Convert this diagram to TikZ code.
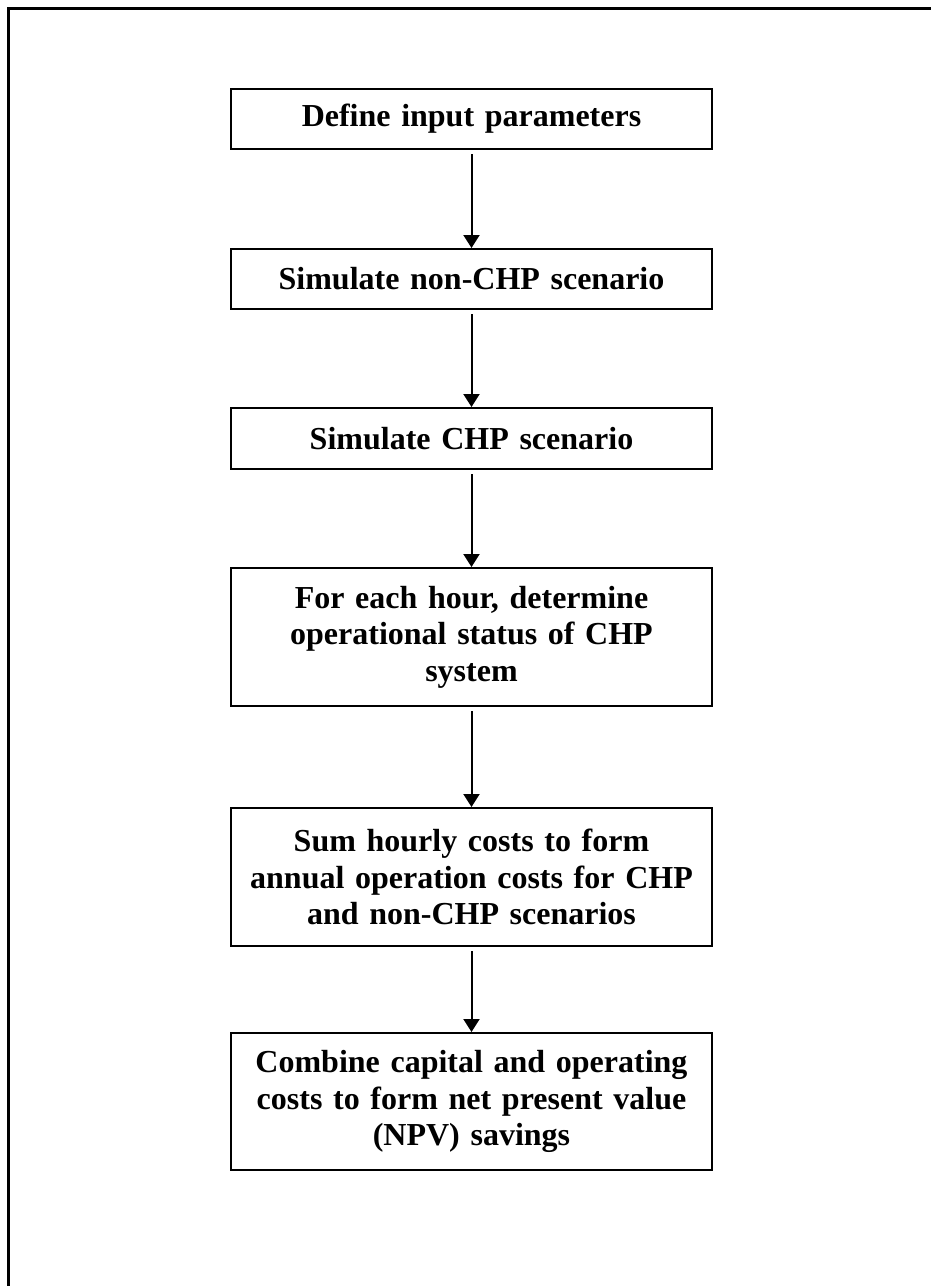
\documentclass[tikz,border=0pt]{standalone}
\usepackage{fontspec}
\setmainfont{Liberation Serif}
\usetikzlibrary{arrows.meta}
\newcommand{\boxfont}{\fontsize{32}{36.6}\selectfont\bfseries\fontdimen2\font=6pt\fontdimen3\font=0pt\fontdimen4\font=0pt}
\begin{document}
\begin{tikzpicture}[x=1pt,y=-1pt,
  stepbox/.style={draw=black, line width=2pt, minimum width=481pt, inner sep=0pt,
    text width=470pt, align=center, font=\boxfont},
  flow/.style={line width=2pt, -{Triangle[width=16pt,length=13pt]}, shorten <=4pt}]
\useasboundingbox (0,0) rectangle (931,1286);
\fill[white] (0,0) rectangle (931,1286);
\draw[line width=3pt] (8.5,1290) -- (8.5,8.5) -- (935,8.5);
\node[stepbox, minimum height=60pt] (s1) at (471.5,119) {Define input parameters};
\node[stepbox, minimum height=60pt] (s2) at (471.5,279) {Simulate non-CHP scenario};
\node[stepbox, minimum height=61pt] (s3) at (471.5,438.5) {Simulate CHP scenario};
\node[stepbox, minimum height=138pt] (s4) at (471.5,637) {For each hour, determine\\operational status of CHP\\system};
\node[stepbox, minimum height=138pt] (s5) at (471.5,877) {Sum hourly costs to form\\annual operation costs for CHP\\and non-CHP scenarios};
\node[stepbox, minimum height=137pt] (s6) at (471.5,1101.5) {Combine capital and operating\\costs to form net present value\\(NPV) savings};
\draw[flow] (s1.south) -- (s2.north);
\draw[flow] (s2.south) -- (s3.north);
\draw[flow] (s3.south) -- (s4.north);
\draw[flow] (s4.south) -- (s5.north);
\draw[flow] (s5.south) -- (s6.north);
\end{tikzpicture}
\end{document}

****

◆ What is needed
Print the whole listing above once more, word for word, without its pictures.

◆ Exercise output
Convert this diagram to TikZ code.
\documentclass[tikz,border=0pt]{standalone}
\usepackage{fontspec}
\setmainfont{Liberation Serif}
\usetikzlibrary{arrows.meta}
\newcommand{\boxfont}{\fontsize{32}{36.6}\selectfont\bfseries\fontdimen2\font=6pt\fontdimen3\font=0pt\fontdimen4\font=0pt}
\begin{document}
\begin{tikzpicture}[x=1pt,y=-1pt,
  stepbox/.style={draw=black, line width=2pt, minimum width=481pt, inner sep=0pt,
    text width=470pt, align=center, font=\boxfont},
  flow/.style={line width=2pt, -{Triangle[width=16pt,length=13pt]}, shorten <=4pt}]
\useasboundingbox (0,0) rectangle (931,1286);
\fill[white] (0,0) rectangle (931,1286);
\draw[line width=3pt] (8.5,1290) -- (8.5,8.5) -- (935,8.5);
\node[stepbox, minimum height=60pt] (s1) at (471.5,119) {Define input parameters};
\node[stepbox, minimum height=60pt] (s2) at (471.5,279) {Simulate non-CHP scenario};
\node[stepbox, minimum height=61pt] (s3) at (471.5,438.5) {Simulate CHP scenario};
\node[stepbox, minimum height=138pt] (s4) at (471.5,637) {For each hour, determine\\operational status of CHP\\system};
\node[stepbox, minimum height=138pt] (s5) at (471.5,877) {Sum hourly costs to form\\annual operation costs for CHP\\and non-CHP scenarios};
\node[stepbox, minimum height=137pt] (s6) at (471.5,1101.5) {Combine capital and operating\\costs to form net present value\\(NPV) savings};
\draw[flow] (s1.south) -- (s2.north);
\draw[flow] (s2.south) -- (s3.north);
\draw[flow] (s3.south) -- (s4.north);
\draw[flow] (s4.south) -- (s5.north);
\draw[flow] (s5.south) -- (s6.north);
\end{tikzpicture}
\end{document}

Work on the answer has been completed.